Do this: Tally the lines that include "Write". Output the number only.

Excerpted data:
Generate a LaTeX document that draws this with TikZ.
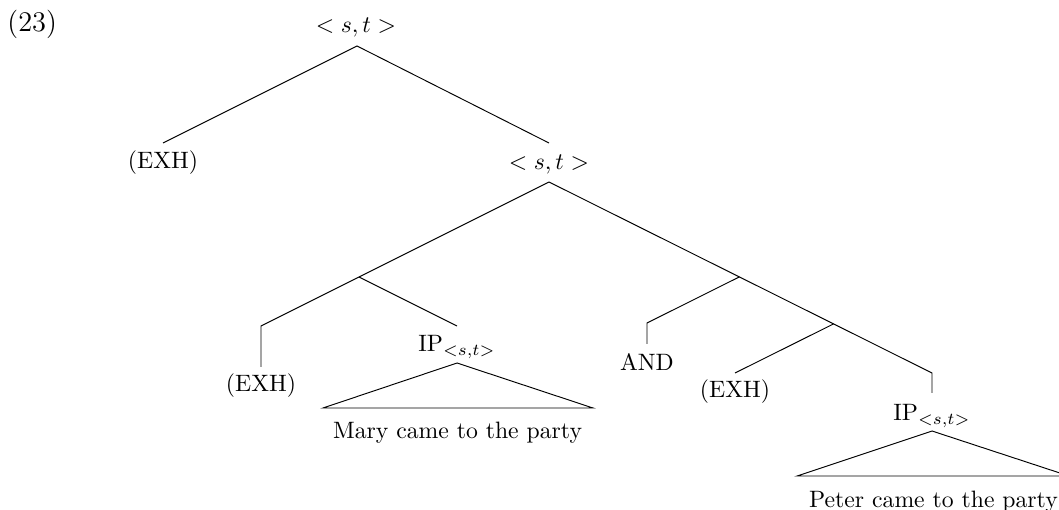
\documentclass[tikz,border=0pt]{standalone}
\usetikzlibrary{calc}
\begin{document}
\begin{tikzpicture}[x=0.42194pt,y=-0.42194pt,
  lbl/.style={inner sep=0pt,anchor=base},
  edge/.style={line width=0.4pt,line join=miter}]
\useasboundingbox (0,0) rectangle (1059,510);
% labels
\node[lbl,anchor=base west,font=\large] (num) at (7,32) {(23)};
\node[lbl] (root) at (356,33) {$<s,t>$};
\node[lbl] (exhA) at (163,169) {(EXH)};
\node[lbl] (st2) at (549,170) {$<s,t>$};
\node[lbl] (exhB) at (261,392) {(EXH)};
\node[lbl] (ipA) at (457,352) {$\mathrm{IP}_{<s,t>}$};
\node[lbl] (mary) at (457.5,439) {Mary came to the party};
\node[lbl] (and) at (647,371) {AND};
\node[lbl] (exhC) at (735,398) {(EXH)};
\node[lbl] (ipB) at (932,421) {$\mathrm{IP}_{<s,t>}$};
\node[lbl] (peter) at (933.5,507) {Peter came to the party};
% attachment points
\coordinate (rootB) at ($(root.base)+(1,13)$);
\coordinate (exhAt) at ($(exhA.base)+(0,-26)$);
\coordinate (st2t) at ($(st2.base)+(0,-27)$);
\coordinate (st2B) at ($(st2.base)+(0,12)$);
\coordinate (exhBt) at ($(exhB.base)+(0,-25)$);
\coordinate (exhBe) at ($(exhB.base)+(0,-66)$);
\coordinate (ipAt) at ($(ipA.base)+(0,-26)$);
\coordinate (ipAa) at ($(ipA.base)+(0,11)$);
\coordinate (andT) at ($(and.base)+(0,-27)$);
\coordinate (andE) at ($(and.base)+(0,-48)$);
\coordinate (exhCt) at ($(exhC.base)+(0,-25)$);
\coordinate (ipBt) at ($(ipB.base)+(0,-28)$);
\coordinate (ipBe) at ($(ipB.base)+(0,-48)$);
\coordinate (ipBa) at ($(ipB.base)+(0,10)$);
\coordinate (n1) at (359,277);
\coordinate (n2) at ($(st2B)!0.497!(ipBe)$);
\coordinate (n3) at ($(st2B)!0.743!(ipBe)$);
% edges
\draw[edge] (exhAt) -- (rootB) -- (st2t);
\draw[edge] (st2B) -- (n1) -- (exhBe) -- (exhBt);
\draw[edge] (n1) -- (ipAt);
\draw[edge] (st2B) -- (ipBe) -- (ipBt);
\draw[edge] (n2) -- (andE) -- (andT);
\draw[edge] (n3) -- (exhCt);
% triangles
\draw[edge] (ipAa) -- (323,408) -- (593,408) -- cycle;
\draw[edge] (ipBa) -- (797,476) -- (1069,476) -- cycle;
\end{tikzpicture}
\end{document}
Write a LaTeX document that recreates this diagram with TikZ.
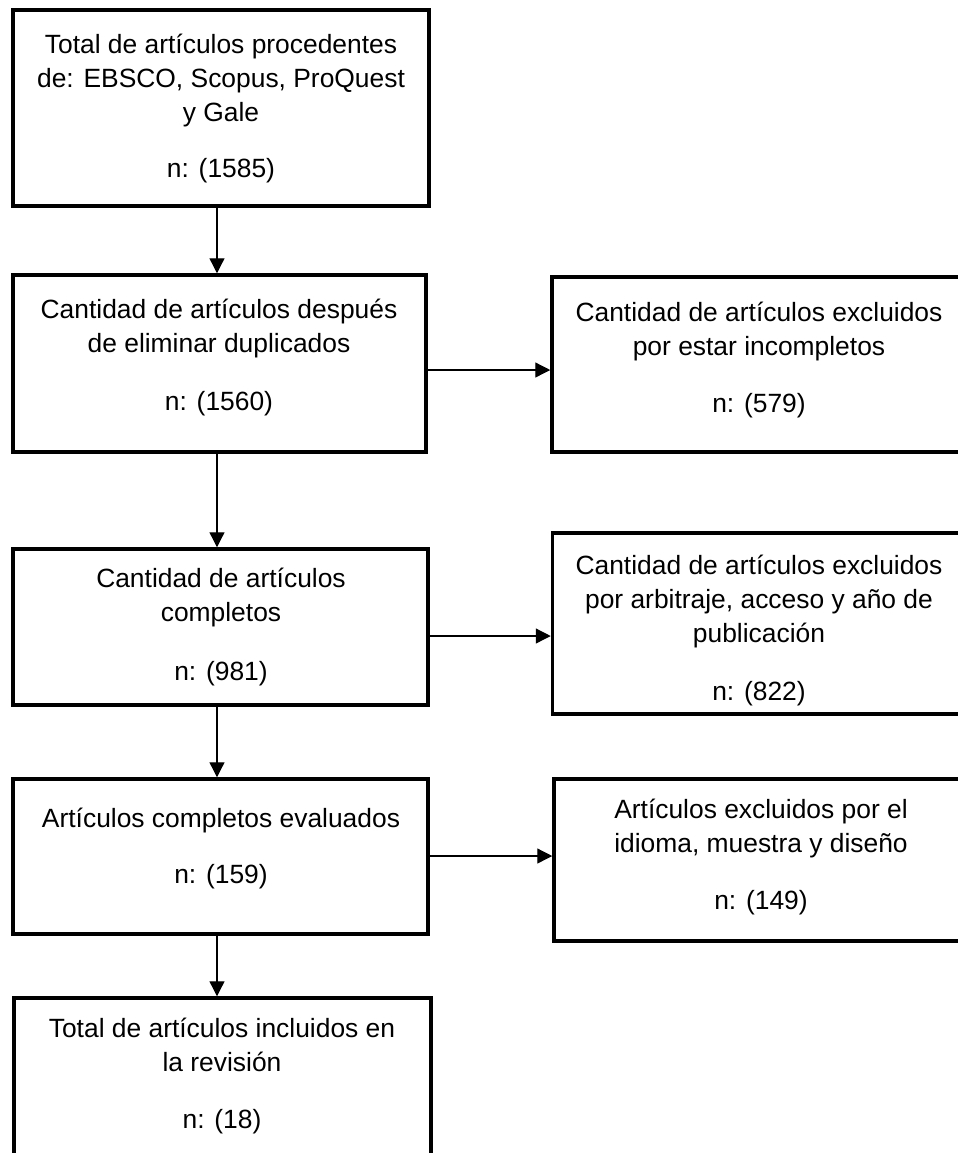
\documentclass[tikz,border=0pt]{standalone}
\usepackage{fontspec}
\setmainfont{Liberation Sans}
\usetikzlibrary{arrows.meta}
\begin{document}
\begin{tikzpicture}[x=0.5pt,y=-0.5pt,
  box/.style={draw,line width=1.75pt,inner sep=0pt,fill=none},
  txt/.style={anchor=base,inner sep=0pt,font=\fontsize{13.2pt}{17pt}\selectfont},
  arr/.style={line width=0.65pt,-{Triangle[length=7.5pt,width=7.5pt]}}]
\useasboundingbox (0,0) rectangle (958,1153);
\clip (0,0) rectangle (958,1153);
% boxes
\node[box,minimum width=208pt,minimum height=98pt] (b1) at (221,108) {};
\node[box,minimum width=206.5pt,minimum height=88.5pt] (b2) at (219.5,363.5) {};
\node[box,minimum width=219pt,minimum height=87.5pt] (b3) at (771,364.5) {};
\node[box,minimum width=207.5pt,minimum height=78pt] (b4) at (220.5,627) {};
\node[box,minimum width=218.75pt,minimum height=90.5pt] (b5) at (771.25,623.5) {};
\node[box,minimum width=207.5pt,minimum height=77.5pt] (b6) at (220.5,856.5) {};
\node[box,minimum width=218pt,minimum height=81pt] (b7) at (772,860) {};
\node[box,minimum width=208.5pt,minimum height=96pt] (b8) at (222.5,1094) {};
% texts
\node[txt] (t1) at (221,53) {\parbox[t]{210pt}{\centering Total de artículos procedentes\\de: EBSCO, Scopus, ProQuest\\y Gale}};
\node[txt] (n1) at (221,177) {n: (1585)};
\node[txt] (t2) at (219,318) {\parbox[t]{210pt}{\centering Cantidad de artículos después\\de eliminar duplicados}};
\node[txt] (n2) at (219,410) {n: (1560)};
\node[txt] (t3) at (759,321) {\parbox[t]{210pt}{\centering Cantidad de artículos excluidos\\por estar incompletos}};
\node[txt] (n3) at (759,412) {n: (579)};
\node[txt] (t4) at (221,587) {\parbox[t]{210pt}{\centering Cantidad de artículos\\completos}};
\node[txt] (n4) at (221,680) {n: (981)};
\node[txt] (t5) at (759,574) {\parbox[t]{210pt}{\centering Cantidad de artículos excluidos\\por arbitraje, acceso y año de\\publicación}};
\node[txt] (n5) at (759,700) {n: (822)};
\node[txt] (t6) at (221,827) {Artículos completos evaluados};
\node[txt] (n6) at (221,883) {n: (159)};
\node[txt] (t7) at (761,818) {\parbox[t]{210pt}{\centering Artículos excluidos por el\\idioma, muestra y diseño}};
\node[txt] (n7) at (761,909) {n: (149)};
\node[txt] (t8) at (222,1037) {\parbox[t]{210pt}{\centering Total de artículos incluidos en\\la revisión}};
\node[txt] (n8) at (222,1128) {n: (18)};
% connector guides
\coordinate (ax) at (217,0);
\coordinate (h1) at (0,370);
\coordinate (h2) at (0,636);
\coordinate (h3) at (0,856);
% connectors
\draw[arr] (b1.south -| ax) -- (b2.north -| ax);
\draw[arr] (b2.south -| ax) -- (b4.north -| ax);
\draw[arr] (b4.south -| ax) -- (b6.north -| ax);
\draw[arr] (b6.south -| ax) -- (b8.north -| ax);
\draw[arr] (b2.east |- h1) -- (b3.west |- h1);
\draw[arr] (b4.east |- h2) -- (b5.west |- h2);
\draw[arr] (b6.east |- h3) -- (b7.west |- h3);
\end{tikzpicture}
\end{document}
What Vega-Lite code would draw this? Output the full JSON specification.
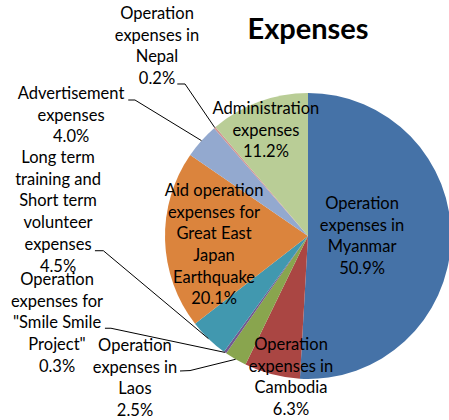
{
  "$schema": "https://vega.github.io/schema/vega-lite/v6.json",
  "autosize": {"type": "none"},
  "width": 282,
  "height": 368,
  "padding": {"left": 167, "top": 52, "right": 0, "bottom": 0},
  "background": "white",
  "config": {"view": {"stroke": null}, "font": "Lato"},
  "title": {"text": "Expenses", "fontSize": 29, "fontWeight": "bold", "font": "Lato", "color": "#000000", "anchor": "middle", "frame": "group", "offset": 0, "dy": 39},
  "datasets": {
    "expenses": [
      {"category": "Operation expenses in Myanmar", "value": 50.9},
      {"category": "Operation expenses in Cambodia", "value": 6.3},
      {"category": "Operation expenses in Laos", "value": 2.5},
      {"category": "Operation expenses for \"Smile Smile Project\"", "value": 0.3},
      {"category": "Long term training and Short term volunteer expenses", "value": 4.5},
      {"category": "Aid operation expenses for Great East Japan Earthquake", "value": 20.1},
      {"category": "Advertisement expenses", "value": 4.0},
      {"category": "Operation expenses in Nepal", "value": 0.2},
      {"category": "Administration expenses", "value": 11.2}
    ],
    "labels": [
      {"category": "Operation expenses in Nepal", "lines": ["Operation", "expenses in", "Nepal", "0.2%"], "lx": -105.6, "ly": 155.2},
      {"category": "Advertisement expenses", "lines": ["Advertisement", "expenses", "4.0%"], "lx": -165.7, "ly": 99.3},
      {"category": "Long term training and Short term volunteer expenses", "lines": ["Long term", "training and", "Short term", "volunteer", "expenses", "4.5%"], "lx": -174.8, "ly": 54.5},
      {"category": "Operation expenses for \"Smile Smile Project\"", "lines": ["Operation", "expenses for", "\"Smile Smile", "Project\"", "0.3%"], "lx": -175.5, "ly": -30.8},
      {"category": "Operation expenses in Laos", "lines": ["Operation", "expenses in", "Laos", "2.5%"], "lx": -121.0, "ly": -76.9},
      {"category": "Operation expenses in Cambodia", "lines": ["Operation", "expenses in", "Cambodia", "6.3%"], "lx": -11.9, "ly": -76.2},
      {"category": "Operation expenses in Myanmar", "lines": ["Operation", "expenses in", "Myanmar", "50.9%"], "lx": 37.8, "ly": 22.4},
      {"category": "Aid operation expenses for Great East Japan Earthquake", "lines": ["Aid operation", "expenses for", "Great East", "Japan", "Earthquake", "20.1%"], "lx": -65.7, "ly": 31.5},
      {"category": "Administration expenses", "lines": ["Administration", "expenses", "11.2%"], "lx": -29.4, "ly": 88.8}
    ],
    "leaders": [
      {"label": "Nepal", "step": 1, "lx": -91.4, "ly": 106.3},
      {"label": "Nepal", "step": 2, "lx": -86.0, "ly": 106.3},
      {"label": "Nepal", "step": 3, "lx": -65.2, "ly": 75.8},
      {"label": "Advertisement", "step": 1, "lx": -125.7, "ly": 95.1},
      {"label": "Advertisement", "step": 2, "lx": -121.0, "ly": 95.1},
      {"label": "Advertisement", "step": 3, "lx": -74.5, "ly": 66.7},
      {"label": "Long term", "step": 1, "lx": -149.0, "ly": -10.3},
      {"label": "Long term", "step": 2, "lx": -143.1, "ly": -10.3},
      {"label": "Long term", "step": 3, "lx": -69.6, "ly": -71.8},
      {"label": "Smile", "step": 1, "lx": -142.0, "ly": -64.5},
      {"label": "Smile", "step": 2, "lx": -137.8, "ly": -64.5},
      {"label": "Smile", "step": 3, "lx": -58.1, "ly": -81.4},
      {"label": "Laos", "step": 1, "lx": -89.5, "ly": -94.4},
      {"label": "Laos", "step": 2, "lx": -82.5, "ly": -94.1},
      {"label": "Laos", "step": 3, "lx": -50.6, "ly": -86.2}
    ]
  },
  "layer": [
    {
      "data": {"name": "expenses"},
      "transform": [{"window": [{"op": "row_number", "as": "rank"}]}],
      "mark": {"type": "arc", "outerRadius": 143},
      "encoding": {
        "theta": {"field": "value", "type": "quantitative", "stack": true},
        "order": {"field": "rank", "type": "quantitative"},
        "color": {
          "field": "category",
          "type": "nominal",
          "legend": null,
          "scale": {
            "domain": [
              "Operation expenses in Myanmar",
              "Operation expenses in Cambodia",
              "Operation expenses in Laos",
              "Operation expenses for \"Smile Smile Project\"",
              "Long term training and Short term volunteer expenses",
              "Aid operation expenses for Great East Japan Earthquake",
              "Advertisement expenses",
              "Operation expenses in Nepal",
              "Administration expenses"
            ],
            "range": ["#4572A7", "#AA4643", "#89A54E", "#71588F", "#4198AF", "#DB843D", "#93A9CF", "#D19392", "#B9CD96"]
          }
        }
      }
    },
    {
      "data": {"name": "leaders"},
      "mark": {"type": "line", "color": "#000000", "strokeWidth": 1},
      "encoding": {
        "x": {"field": "lx", "type": "quantitative", "axis": null, "scale": {"domain": [-98.6, 98.6], "nice": false, "zero": false}},
        "y": {"field": "ly", "type": "quantitative", "axis": null, "scale": {"domain": [-128.67, 128.67], "nice": false, "zero": false}},
        "detail": {"field": "label", "type": "nominal"},
        "order": {"field": "step", "type": "quantitative"}
      }
    },
    {
      "data": {"name": "labels"},
      "mark": {"type": "text", "font": "Lato", "fontSize": 16.5, "lineHeight": 21.7, "align": "center", "baseline": "middle", "color": "#000000"},
      "encoding": {
        "x": {"field": "lx", "type": "quantitative", "axis": null, "scale": {"domain": [-98.6, 98.6], "nice": false, "zero": false}},
        "y": {"field": "ly", "type": "quantitative", "axis": null, "scale": {"domain": [-128.67, 128.67], "nice": false, "zero": false}},
        "text": {"field": "lines"}
      }
    }
  ]
}
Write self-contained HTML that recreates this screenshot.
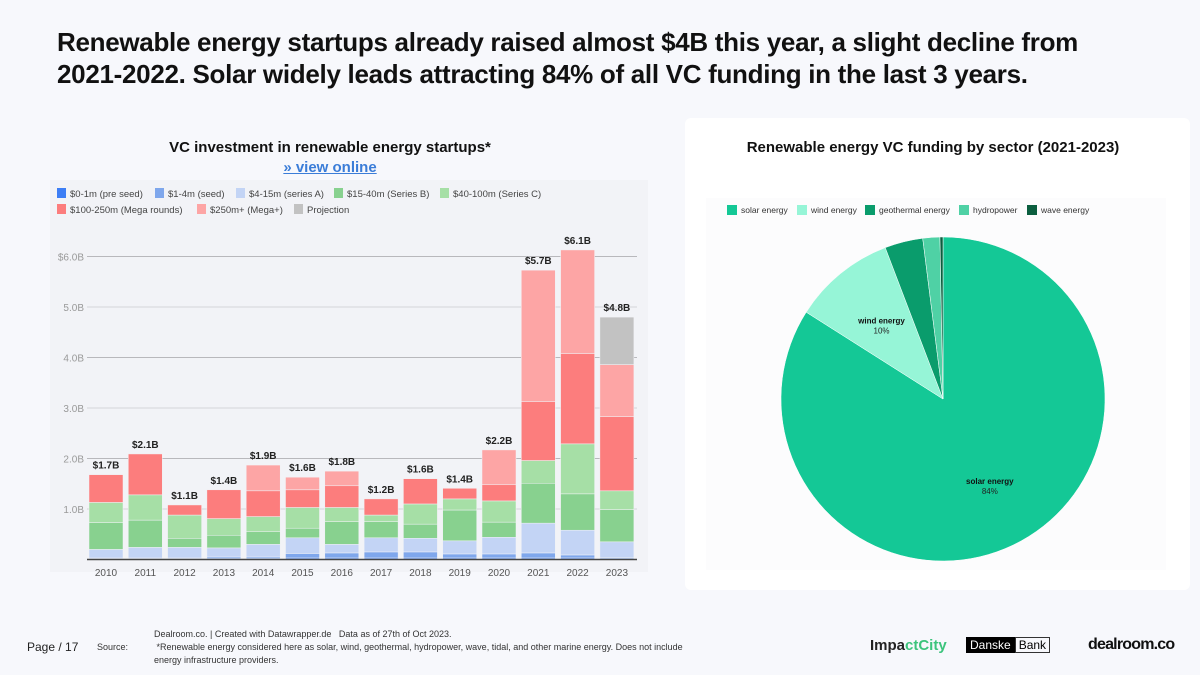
<!DOCTYPE html>
<html><head><meta charset="utf-8"><style>
body{margin:0;width:1200px;height:675px;background:#f7f8fc;font-family:"Liberation Sans",sans-serif;position:relative;overflow:hidden}
.abs{position:absolute}
</style></head><body>
<div class="abs" style="left:57px;top:26px;width:1070px;font-size:26px;font-weight:bold;color:#111;line-height:32px;letter-spacing:-0.3px">Renewable energy startups already raised almost $4B this year, a slight decline from 2021-2022. Solar widely leads attracting 84% of all VC funding in the last 3 years.</div>
<div class="abs" style="left:60px;top:139px;width:540px;text-align:center;font-size:15px;font-weight:bold;color:#111">VC investment in renewable energy startups*</div>
<div class="abs" style="left:60px;top:159px;width:540px;text-align:center;font-size:15px;font-weight:bold;color:#3b7dd8;text-decoration:underline">» view online</div>
<svg class="abs" style="left:0;top:0" width="1200" height="675" id="svg">
<rect x="50" y="180" width="598" height="392" fill="#f2f3f7"/>
<rect x="685" y="118" width="505" height="472" rx="6" fill="#fff"/>
<rect x="706" y="198" width="460" height="372" fill="#fcfcfd"/>
<text x="933" y="152" text-anchor="middle" font-size="15" font-weight="bold" fill="#111">Renewable energy VC funding by sector (2021-2023)</text>
<g id="bars"></g><g id="pie"></g><g id="legends"></g>
</svg>
<div class="abs" style="left:27px;top:640px;font-size:12px;color:#222">Page / 17</div>
<div class="abs" style="left:97px;top:642px;font-size:9px;color:#333">Source:</div>
<div class="abs" style="left:154px;top:628px;width:530px;font-size:9px;line-height:13px;color:#333">Dealroom.co. | Created with Datawrapper.de &nbsp; Data as of 27th of Oct 2023.<br>&nbsp;*Renewable energy considered here as solar, wind, geothermal, hydropower, wave, tidal, and other marine energy. Does not include energy infrastructure providers.</div>
<div class="abs" style="left:870px;top:637px;font-size:15px;font-weight:bold;color:#222">Impa<span style="color:#3cc47c">ctCity</span></div>
<div class="abs" style="left:966px;top:637px;font-size:12px;display:flex"><span style="background:#000;color:#fff;padding:1px 4px">Danske</span><span style="border:1px solid #333;padding:0 3px">Bank</span></div>
<div class="abs" style="left:1088px;top:636px;font-size:16px;font-weight:bold;color:#111;letter-spacing:-0.8px">dealroom.co</div>
<script>
const years=["2010","2011","2012","2013","2014","2015","2016","2017","2018","2019","2020","2021","2022","2023"];
const totals=["$1.7B","$2.1B","$1.1B","$1.4B","$1.9B","$1.6B","$1.8B","$1.2B","$1.6B","$1.4B","$2.2B","$5.7B","$6.1B","$4.8B"];
const preSeed=[.02,.02,.02,.02,.02,.03,.03,.03,.03,.03,.03,.03,.03,.02];
const seed=[.01,.01,.01,.03,.03,.09,.1,.12,.12,.08,.08,.1,.06,.02];
const seriesA=[.17,.21,.21,.18,.25,.31,.17,.28,.27,.26,.33,.59,.49,.31];
const seriesB=[.53,.54,.18,.25,.25,.19,.45,.32,.28,.61,.3,.79,.72,.64];
const seriesC=[.4,.5,.46,.33,.3,.41,.28,.13,.4,.22,.42,.45,.99,.37];
const mega=[.55,.81,.2,.57,.51,.35,.43,.32,.5,.21,.32,1.17,1.79,1.47];
const megaPlus=[0,0,0,0,.51,.25,.29,0,0,0,.69,2.6,2.05,1.03];
const projection=[0,0,0,0,0,0,0,0,0,0,0,0,0,.94];
const yTicks=[1,2,3,4,5,6];
const yTickLabels=["1.0B","2.0B","3.0B","4.0B","5.0B","$6.0B"];
const seriesNames=["$0-1m (pre seed)","$1-4m (seed)","$4-15m (series A)","$15-40m (Series B)","$40-100m (Series C)","$100-250m (Mega rounds)","$250m+ (Mega+)","Projection"];
const pieNames=["solar energy","wind energy","geothermal energy","hydropower","wave energy"];
const pieValues=[84,10.2,3.8,1.7,0.3];

const NS="http://www.w3.org/2000/svg";
function mk(t,a,p){const e=document.createElementNS(NS,t);for(const k in a)e.setAttribute(k,a[k]);p.appendChild(e);return e;}
const series=[preSeed,seed,seriesA,seriesB,seriesC,mega,megaPlus,projection];
const colors=["#3d7ef5","#7fa7ec","#c3d4f5","#88d18f","#a6dfa6","#fc7d7d","#fda5a5","#c2c2c2"];
const y0=559.5,pxPerB=50.5;
const yS=v=>y0-v*pxPerB;
const xS=i=>106+i*39.3;
const bw=34;
const bars=document.getElementById('bars');
yTicks.forEach((t,i)=>{
 const l=mk('line',{x1:87,x2:637,y1:yS(t),y2:yS(t),stroke:i%2==0?'#d4d4d8':'#b8b8bc','stroke-width':1},bars);
 
 
 const tx=mk('text',{x:84,y:yS(t)+4,'text-anchor':'end','font-size':10,fill:'#999'},bars);tx.textContent=yTickLabels[i];
 
 
});
years.forEach((yr,i)=>{
 let acc=0;
 series.forEach((s,k)=>{
  const v=s[i];if(v<=0)return;
  const r=mk('rect',{x:xS(i)-bw/2,y:yS(acc+v),width:bw,height:v*pxPerB,fill:colors[k],stroke:'#f2f3f7','stroke-width':0.5},bars);
  
  
  acc+=v;
 });
 const lb=mk('text',{x:xS(i),y:yS(acc)-6,'text-anchor':'middle','font-size':10,'font-weight':'bold',fill:'#222'},bars);lb.textContent=totals[i];
 
 
 const xl=mk('text',{x:xS(i),y:576,'text-anchor':'middle','font-size':10,fill:'#555'},bars);xl.textContent=yr;
 
 
});
mk('line',{x1:87,x2:637,y1:y0,y2:y0,stroke:'#444','stroke-width':1.5},bars);
const lg=document.getElementById('legends');
const lpos=[[57,196],[155,196],[236,196],[334,196],[440,196],[57,212],[197,212],[294,212]];
seriesNames.forEach((n,k)=>{
 const r=mk('rect',{x:lpos[k][0],y:lpos[k][1]-8,width:9,height:10,fill:colors[k]},lg);
 
 
 const t=mk('text',{x:lpos[k][0]+13,y:lpos[k][1]+1,'font-size':9.5,fill:'#444'},lg);t.textContent=n;
 
 
});
const pie=document.getElementById('pie');
const pc=["#14c896","#96f5d7","#0a9c6c","#4fd1a5","#0b5e3f"];
const cx=943,cy=399,R=162;
const total=pieValues.reduce((a,b)=>a+b,0);
let ang=0;
pieValues.forEach((v,k)=>{
 const a0=ang,a1=ang+v/total*2*Math.PI;ang=a1;
 const p=(a)=>[cx+R*Math.sin(a),cy-R*Math.cos(a)];
 const [x0,y0_]=p(a0),[x1,y1]=p(a1);
 const d=`M${cx},${cy}L${x0},${y0_}A${R},${R} 0 ${a1-a0>Math.PI?1:0} 1 ${x1},${y1}Z`;
 const s=mk('path',{d,fill:pc[k],stroke:'#fff','stroke-width':0.5},pie);
 
 
 if(v>=5){
  const m=(a0+a1)/2,rr=0.6;
  const lx=cx+R*rr*Math.sin(m),ly=cy-R*rr*Math.cos(m);
  const t1=mk('text',{x:lx,y:ly,'text-anchor':'middle','font-size':8,'font-weight':'bold',fill:'#111'},pie);t1.textContent=pieNames[k];
  
  
  const t2=mk('text',{x:lx,y:ly+10,'text-anchor':'middle','font-size':8,fill:'#222'},pie);t2.textContent=Math.round(v)+'%';
  
  
 }
});
const ppos=[727,797,865,959,1027];
pieNames.forEach((n,k)=>{
 const r=mk('rect',{x:ppos[k],y:205,width:10,height:10,fill:pc[k]},lg);
 
 
 const t=mk('text',{x:ppos[k]+14,y:213,'font-size':8.5,fill:'#333'},lg);t.textContent=n;
 
 
});
</script>
</body></html>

Right answer: 2